Ci sono queste figure: eteree, immortali, per i più fanatici addirittura immutabili. Gli artisti, i feticci dell’industria culturale che tanto ascoltiamo, spesso idolatriamo e altre volte odiamo, ci hanno portato ad una nuova forma di divismo sfrenato. Magliette, accessori, poster, merchandising di ogni genere e live sempre più condivisibili sui social ruotano attorno alla materia prima: la musica. Il “disco”, come molti lo chiamano conferendo un’accezione concreta a ciò che non si riesce a toccare, è il centro di questo processo.

L’album musicale, dall’artista più grande fino al più emergente, è considerato uno statement che, ognuno a suo modo, contiene significato. Può voler dire affermarsi, continuare o lasciare una direzione o anche, nei casi più sfortunati, salutarsi. Recentemente è uscito SOPHIE, il disco della DJ e produttrice transgender omonima. É un progetto molto genuino, capace di offrire una visione d’insieme sulla carriera della produttrice scozzese. Cosa c’è di strano? Nulla, l’unico particolare è che SOPHIE sia prematuramente scomparsa dal 2021, a 34 anni. Tralasciando il dispiacere e il rimorso su quanto ancora avrebbe potuto offrire un’artista del genere, SOPHIE è a tutti gli effetti considerabile un disco postumo. In questo caso è stata la famiglia di SOPHIE a ricomporre i pezzi per il nuovo album; per primo suo fratello e collaboratore in studio Ben Long.

SOPHIE

Ma SOPHIE è solo un caso fra i tantissimi dischi postumi che ascoltiamo. È incredibile quanti artisti ascoltiamo ancora e non ci sono più, basta guardare dentro sé stessi (la propria libreria di Spotify) per capire quanti artisti abbiamo scoperto dopo la loro morte. Come si dice, muoiono gli uomini (e donne) ma non le idee. Ma queste idee, se ancora grezze o non rilasciate, hanno bisogno di cura e fedeltà intellettuale per essere modellate e proposte al pubblico. In questo caso il controllo da parte dell’artista, venuto a mancare, inevitabilmente è sostituito da una figura artisticamente molto vicina a ləi per mantenere un discorso fedele alla propria visione.

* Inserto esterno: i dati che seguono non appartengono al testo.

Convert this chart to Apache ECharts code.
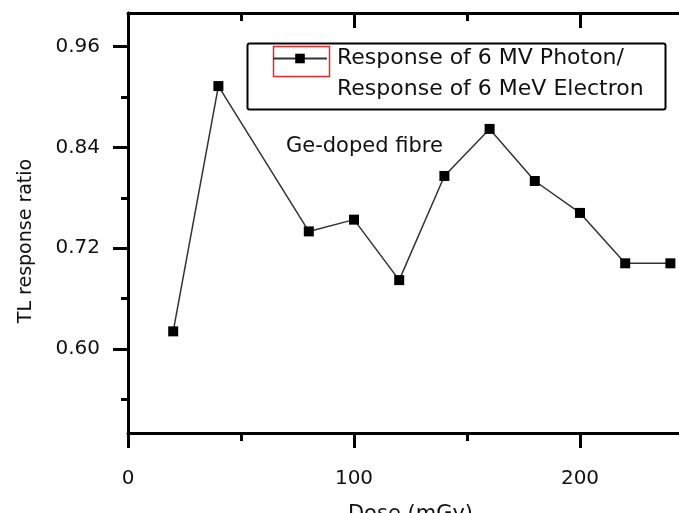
<!DOCTYPE html>
<html>
<head>
<meta charset="utf-8">
<script src="https://cdn.jsdelivr.net/npm/echarts@6/dist/echarts.min.js"></script>
<style>
  html, body { margin: 0; padding: 0; background: #fff; }
  #chart { width: 679px; height: 513px; }
</style>
</head>
<body>
<div id="chart"></div>
<script>
// dose in mGy and the photon/electron TL response ratio
const doses = [20, 40, 80, 100, 120, 140, 160, 180, 200, 220, 240];
const ratios = [0.621, 0.913, 0.740, 0.754, 0.682, 0.806, 0.862, 0.800, 0.762, 0.702, 0.702];
const xLabels = [0, 100, 200];
const yMajor = [0.60, 0.72, 0.84, 0.96];
const yMinor = [0.54, 0.66, 0.78, 0.90];
const xMinor = [50, 150, 250];
const seriesName = 'Response of 6 MV Photon/\nResponse of 6 MeV Electron';
const note = 'Ge-doped fibre';

const font = 'DejaVu Sans';
const ink = '#111';

const chart = echarts.init(document.getElementById('chart'));

const hidden = { show: false };

// helper for the extra tick-only axes (minor ticks, mirrored top/right)
const tickAxis = (base, extra) => Object.assign({
    axisLine: hidden,
    axisLabel: hidden,
    splitLine: hidden
}, base, extra);

const option = {
    animation: false,
    title: {
        text: note,
        left: 281,
        top: 131,
        textStyle: { fontFamily: font, fontSize: 21, fontWeight: 'normal', color: ink }
    },
    legend: {
        data: [seriesName],
        // leading blank line so the first text line sits level with the icon
        formatter: name => ' \n' + name,
        left: 272,
        top: 12,
        padding: 0,
        itemWidth: 54,
        itemHeight: 12,
        textStyle: {
            fontFamily: font, fontSize: 22, color: ink,
            lineHeight: 31, padding: [0, 0, 0, 5]
        }
    },
    graphic: [
        {
            type: 'rect', left: 245, top: 41, silent: true,
            shape: { width: 418, height: 66, r: 2 },
            style: { fill: 'none', stroke: '#000', lineWidth: 2 }
        },
        {
            type: 'rect', left: 271, top: 44, silent: true,
            shape: { width: 56, height: 30 },
            style: { fill: 'none', stroke: '#e8262b', lineWidth: 1.5 }
        }
    ],
    grid: {
        left: 128, right: -14, top: 13, bottom: 80,
        outerBoundsMode: 'none'
    },
    xAxis: [
        {
            type: 'value', position: 'bottom', min: 0, max: 250, interval: 100,
            name: 'Dose (mGy)', nameLocation: 'middle', nameGap: 71,
            nameTextStyle: { fontFamily: font, fontSize: 21, color: ink },
            axisLine: { lineStyle: { color: '#000', width: 3 } },
            axisTick: { length: 15, lineStyle: { color: '#000', width: 3 } },
            axisLabel: { customValues: xLabels, fontFamily: font, fontSize: 20, color: ink, margin: 36 },
            splitLine: hidden
        },
        tickAxis({ type: 'value', position: 'bottom', min: 0, max: 250 }, {
            axisTick: { customValues: xMinor, length: 8, lineStyle: { color: '#000', width: 3 } }
        }),
        {
            type: 'value', position: 'top', min: 0, max: 250, interval: 100,
            axisLine: { lineStyle: { color: '#000', width: 3 } },
            axisTick: { inside: true, length: 15, lineStyle: { color: '#000', width: 3 } },
            axisLabel: hidden,
            splitLine: hidden
        },
        tickAxis({ type: 'value', position: 'top', min: 0, max: 250 }, {
            axisTick: { inside: true, customValues: xMinor, length: 8, lineStyle: { color: '#000', width: 3 } }
        })
    ],
    yAxis: [
        {
            type: 'value', position: 'left', min: 0.5, max: 1.0,
            name: 'TL response ratio', nameLocation: 'middle', nameGap: 92,
            nameTextStyle: { fontFamily: font, fontSize: 19, color: ink, padding: [0, 36, 0, 0] },
            axisLine: { lineStyle: { color: '#000', width: 3 } },
            axisTick: { customValues: yMajor, length: 15, lineStyle: { color: '#000', width: 3 } },
            axisLabel: {
                customValues: yMajor, fontFamily: font, fontSize: 20, color: ink, margin: 28,
                formatter: v => v.toFixed(2)
            },
            splitLine: hidden
        },
        tickAxis({ type: 'value', position: 'left', min: 0.5, max: 1.0 }, {
            axisTick: { customValues: yMinor, length: 7, lineStyle: { color: '#000', width: 3 } }
        }),
        {
            type: 'value', position: 'right', min: 0.5, max: 1.0,
            axisLine: { lineStyle: { color: '#000', width: 3 } },
            axisTick: { inside: true, customValues: yMajor, length: 15, lineStyle: { color: '#000', width: 3 } },
            axisLabel: hidden,
            splitLine: hidden
        },
        tickAxis({ type: 'value', position: 'right', min: 0.5, max: 1.0 }, {
            axisTick: { inside: true, customValues: yMinor, length: 7, lineStyle: { color: '#000', width: 3 } }
        })
    ],
    series: [
        {
            name: seriesName,
            type: 'line',
            xAxisIndex: 0,
            yAxisIndex: 0,
            data: doses.map((d, i) => [d, ratios[i]]),
            symbol: 'rect',
            symbolSize: 10,
            itemStyle: { color: '#000' },
            lineStyle: { color: '#333', width: 1.5 }
        }
    ]
};

chart.setOption(option);
</script>
</body>
</html>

Spesso si decide di chiudere un discorso prima di rovinare un messaggio e la memoria dell’artista. In casi come quello del compianto Mac Miller, stella dell’Hip-Hop scomparsa a soli 26 anni, il discorso era quello di chiudere un cerchio, letteralmente. Con Circles, suo primo e unico album postumo, si chiarisce il ciclo iniziato con Swimming in un loop infinito. Appunto, Swimming in Circles. Le altre release post mortem ascrivibili a Miller sono ripubblicazioni di vecchi mixtape pian piano “ripuliti” dai diritti d’autore.

Mac Miller

Altre volte l’artista sembra essere una gallina dalle uova d’oro che, scomparsa troppo presto, dev’essere oltremodo spremuta fino all’ultima goccia di potenziale. È ciò che purtroppo successe alla discografia di Jaseh Onfroy o XXXTENTACION, anche lui scomparso nel 2018, stavolta a 20 anni. La sua discografia si ferma, con la sua penna, nel 2018 con ?, rilasciato tre mesi prima della sua morte. “Si ferma” perché il resto delle uscite ricondotte a suo nome perdono progressivamente di personalità diventando degli avanzi di registrazioni ritagliati, cuciti sopra un beat e messi assieme per formare delle compilation, non degli album. La memoria di un’artista che ancora oggi scala le classifiche ha ricevuto un trattamento artistico di poco gusto e rispetto.

SKINS e Bad Vibes Forever, i due dischi postumi di XXXTENTACION

Tirando le somme, pubblicare un disco postumo non è solo difficile da realizzare o ultimare, ma è una grande presa di responsabilità. Spesso si rischia di cadere nella trovata consumistica di turno per arricchirsi su arte non propria. A volte è meglio lasciare il mistero di “cosa potrebbe essere stato” piuttosto che un sequel di clickbait.